* **Request**:
Write out the listing below exactly, and omit any images you find in it.

* **Raw data**:
* * * * * * * * *
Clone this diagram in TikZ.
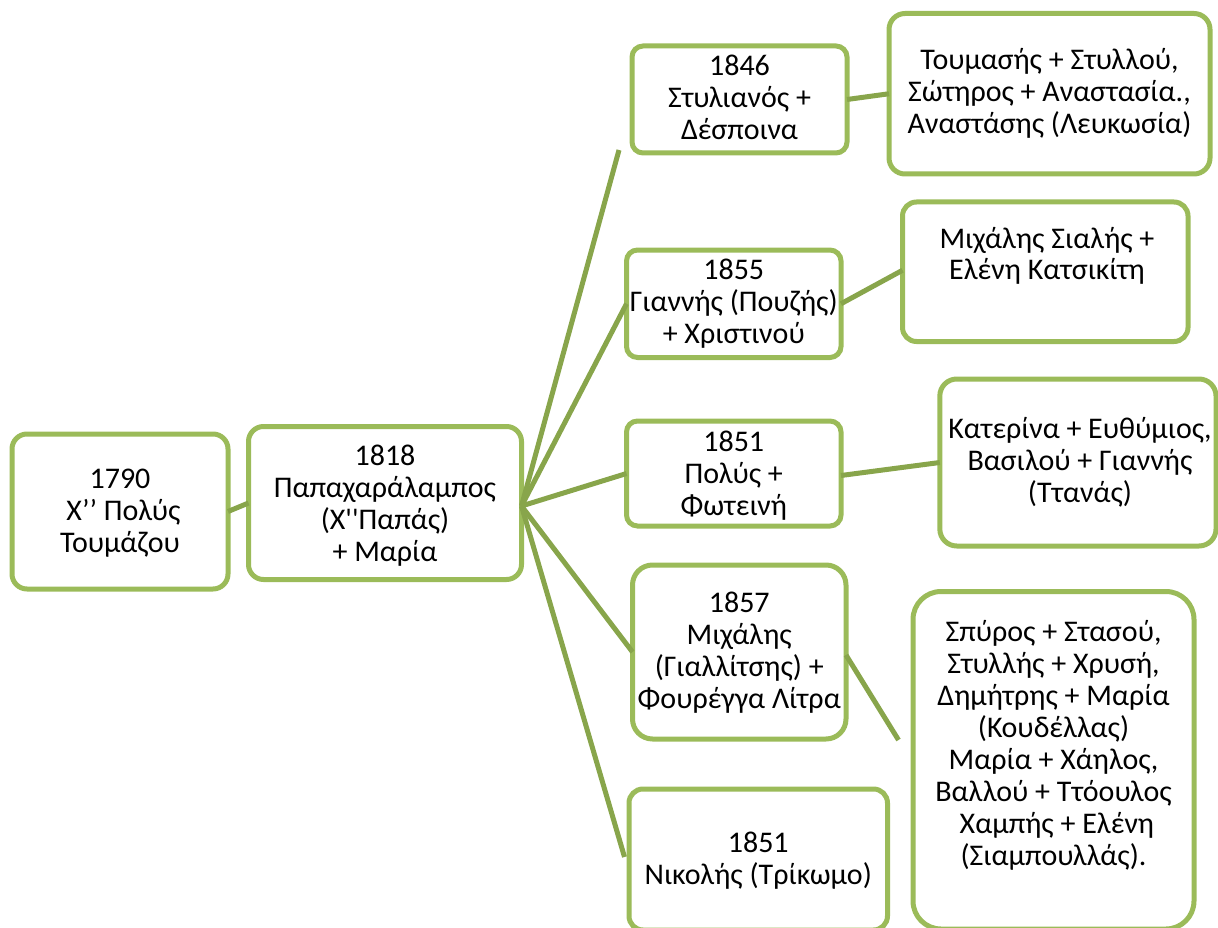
\documentclass[tikz,border=0pt]{standalone}
\usepackage{fontspec}
\newfontfamily\carl{Carlito}
\definecolor{boxgreen}{HTML}{9BBB59}
\definecolor{linegreen}{HTML}{88A54B}
\begin{document}
\begin{tikzpicture}[x=1pt,y=-1pt,
  box/.style={draw=boxgreen, line width=5pt, fill=white, rounded corners=#1,
              inner sep=0pt, outer sep=0pt},
  conn/.style={draw=linegreen, line width=5pt},
  txt/.style={anchor=north, align=center, inner sep=0pt, outer sep=0pt,
              font=\carl\fontsize{30}{32}\selectfont}]
\useasboundingbox (0,0) rectangle (1218,928);

% ---- boxes ----
\node[box=15pt, minimum width=216pt,   minimum height=155pt]   (A) at (120,511.5) {};
\node[box=15pt, minimum width=273pt,   minimum height=153pt]   (B) at (385,503) {};
\node[box=11pt, minimum width=215pt,   minimum height=107pt]   (C) at (739.5,99.5) {};
\node[box=16pt, minimum width=321pt,   minimum height=160.5pt] (D) at (1049.5,93.75) {};
\node[box=11pt, minimum width=214.5pt, minimum height=107.5pt] (E) at (733.75,303.75) {};
\node[box=14pt, minimum width=285.5pt, minimum height=139.5pt] (F) at (1045.25,271.75) {};
\node[box=11pt, minimum width=214.5pt, minimum height=105pt]   (G) at (733.75,473.5) {};
\node[box=17pt, minimum width=276.2pt, minimum height=167pt]   (H) at (1077.9,462.5) {};
\node[box=20pt, minimum width=213.5pt, minimum height=174pt]   (I) at (739.25,652) {};
\node[box=14pt, minimum width=258.5pt, minimum height=141pt]   (J) at (758.25,859.5) {};
\node[box=28pt, minimum width=281pt,   minimum height=337.5pt] (K) at (1053.5,760.25) {};

% ---- free ends of connectors ----
\coordinate (cEnd) at (619,150);
\coordinate (jEnd) at (624.5,857);
\coordinate (kEnd) at (898.5,740);
\coordinate (fan) at ([yshift=-3pt]B.east);

% ---- connectors ----
\draw[conn] (A.east) -- (B.west);
\draw[conn] (fan) -- (cEnd);
\draw[conn] (fan) -- (E.west);
\draw[conn] (fan) -- (G.west);
\draw[conn] (fan) -- (I.west);
\draw[conn] (fan) -- (jEnd);
\draw[conn] (C.east) -- (D.west);
\draw[conn] (E.east) -- ([yshift=1.5pt]F.west);
\draw[conn] ([yshift=-2pt]G.east) -- (H.west);
\draw[conn] ([yshift=-3pt]I.east) -- (kEnd);

% ---- texts (north = first baseline - 22.4) ----
\node[txt] (At) at (120,465.6) {\strut 1790\\\ Χ’’ Πολύς\\Τουμάζου\strut};
\node[txt] (Bt) at (385,442.6) {\strut 1818\\Παπαχαράλαμπος\\(Χ''Παπάς)\\+ Μαρία\strut};
\node[txt] (Ct) at (739.5,53.6) {\strut 1846\\Στυλιανός +\\Δέσποινα\strut};
\node[txt] (Dt) at (1049.5,47.6) {\strut Τουμασής + Στυλλού,\\Σώτηρος + Αναστασία.,\\Αναστάσης (Λευκωσία)\strut};
\node[txt] (Et) at (733.75,257.1) {\strut 1855\\Γιαννής (Πουζής)\\+ Χριστινού\strut};
\node[txt] (Ft) at (1047,225.6) {\strut Μιχάλης Σιαλής +\\Ελένη Κατσικίτη\strut};
\node[txt] (Gt) at (733.75,428.6) {\strut 1851\\Πολύς +\\Φωτεινή\strut};
\node[txt] (Ht) at (1080,415.6) {\strut Κατερίνα + Ευθύμιος,\\Βασιλού + Γιαννής\\(Ττανάς)\strut};
\node[txt] (It) at (739.25,589.6) {\strut 1857\\Μιχάλης\\(Γιαλλίτσης) +\\Φουρέγγα Λίτρα\strut};
\node[txt] (Jt) at (758.25,829.6) {\strut 1851\\Νικολής (Τρίκωμο)\strut};
\node[txt] (Kt) at (1053.5,618.6) {\strut Σπύρος + Στασού,\\Στυλλής + Χρυσή,\\Δημήτρης + Μαρία\\(Κουδέλλας)\\Μαρία + Χάηλος,\\Βαλλού + Ττόουλος\\\ Χαμπής + Ελένη\\(Σιαμπουλλάς).\strut};
\end{tikzpicture}
\end{document}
* * * * * * * * *
* **Result of the exercise**:
Clone this diagram in TikZ.
\documentclass[tikz,border=0pt]{standalone}
\usepackage{fontspec}
\newfontfamily\carl{Carlito}
\definecolor{boxgreen}{HTML}{9BBB59}
\definecolor{linegreen}{HTML}{88A54B}
\begin{document}
\begin{tikzpicture}[x=1pt,y=-1pt,
  box/.style={draw=boxgreen, line width=5pt, fill=white, rounded corners=#1,
              inner sep=0pt, outer sep=0pt},
  conn/.style={draw=linegreen, line width=5pt},
  txt/.style={anchor=north, align=center, inner sep=0pt, outer sep=0pt,
              font=\carl\fontsize{30}{32}\selectfont}]
\useasboundingbox (0,0) rectangle (1218,928);

% ---- boxes ----
\node[box=15pt, minimum width=216pt,   minimum height=155pt]   (A) at (120,511.5) {};
\node[box=15pt, minimum width=273pt,   minimum height=153pt]   (B) at (385,503) {};
\node[box=11pt, minimum width=215pt,   minimum height=107pt]   (C) at (739.5,99.5) {};
\node[box=16pt, minimum width=321pt,   minimum height=160.5pt] (D) at (1049.5,93.75) {};
\node[box=11pt, minimum width=214.5pt, minimum height=107.5pt] (E) at (733.75,303.75) {};
\node[box=14pt, minimum width=285.5pt, minimum height=139.5pt] (F) at (1045.25,271.75) {};
\node[box=11pt, minimum width=214.5pt, minimum height=105pt]   (G) at (733.75,473.5) {};
\node[box=17pt, minimum width=276.2pt, minimum height=167pt]   (H) at (1077.9,462.5) {};
\node[box=20pt, minimum width=213.5pt, minimum height=174pt]   (I) at (739.25,652) {};
\node[box=14pt, minimum width=258.5pt, minimum height=141pt]   (J) at (758.25,859.5) {};
\node[box=28pt, minimum width=281pt,   minimum height=337.5pt] (K) at (1053.5,760.25) {};

% ---- free ends of connectors ----
\coordinate (cEnd) at (619,150);
\coordinate (jEnd) at (624.5,857);
\coordinate (kEnd) at (898.5,740);
\coordinate (fan) at ([yshift=-3pt]B.east);

% ---- connectors ----
\draw[conn] (A.east) -- (B.west);
\draw[conn] (fan) -- (cEnd);
\draw[conn] (fan) -- (E.west);
\draw[conn] (fan) -- (G.west);
\draw[conn] (fan) -- (I.west);
\draw[conn] (fan) -- (jEnd);
\draw[conn] (C.east) -- (D.west);
\draw[conn] (E.east) -- ([yshift=1.5pt]F.west);
\draw[conn] ([yshift=-2pt]G.east) -- (H.west);
\draw[conn] ([yshift=-3pt]I.east) -- (kEnd);

% ---- texts (north = first baseline - 22.4) ----
\node[txt] (At) at (120,465.6) {\strut 1790\\\ Χ’’ Πολύς\\Τουμάζου\strut};
\node[txt] (Bt) at (385,442.6) {\strut 1818\\Παπαχαράλαμπος\\(Χ''Παπάς)\\+ Μαρία\strut};
\node[txt] (Ct) at (739.5,53.6) {\strut 1846\\Στυλιανός +\\Δέσποινα\strut};
\node[txt] (Dt) at (1049.5,47.6) {\strut Τουμασής + Στυλλού,\\Σώτηρος + Αναστασία.,\\Αναστάσης (Λευκωσία)\strut};
\node[txt] (Et) at (733.75,257.1) {\strut 1855\\Γιαννής (Πουζής)\\+ Χριστινού\strut};
\node[txt] (Ft) at (1047,225.6) {\strut Μιχάλης Σιαλής +\\Ελένη Κατσικίτη\strut};
\node[txt] (Gt) at (733.75,428.6) {\strut 1851\\Πολύς +\\Φωτεινή\strut};
\node[txt] (Ht) at (1080,415.6) {\strut Κατερίνα + Ευθύμιος,\\Βασιλού + Γιαννής\\(Ττανάς)\strut};
\node[txt] (It) at (739.25,589.6) {\strut 1857\\Μιχάλης\\(Γιαλλίτσης) +\\Φουρέγγα Λίτρα\strut};
\node[txt] (Jt) at (758.25,829.6) {\strut 1851\\Νικολής (Τρίκωμο)\strut};
\node[txt] (Kt) at (1053.5,618.6) {\strut Σπύρος + Στασού,\\Στυλλής + Χρυσή,\\Δημήτρης + Μαρία\\(Κουδέλλας)\\Μαρία + Χάηλος,\\Βαλλού + Ττόουλος\\\ Χαμπής + Ελένη\\(Σιαμπουλλάς).\strut};
\end{tikzpicture}
\end{document}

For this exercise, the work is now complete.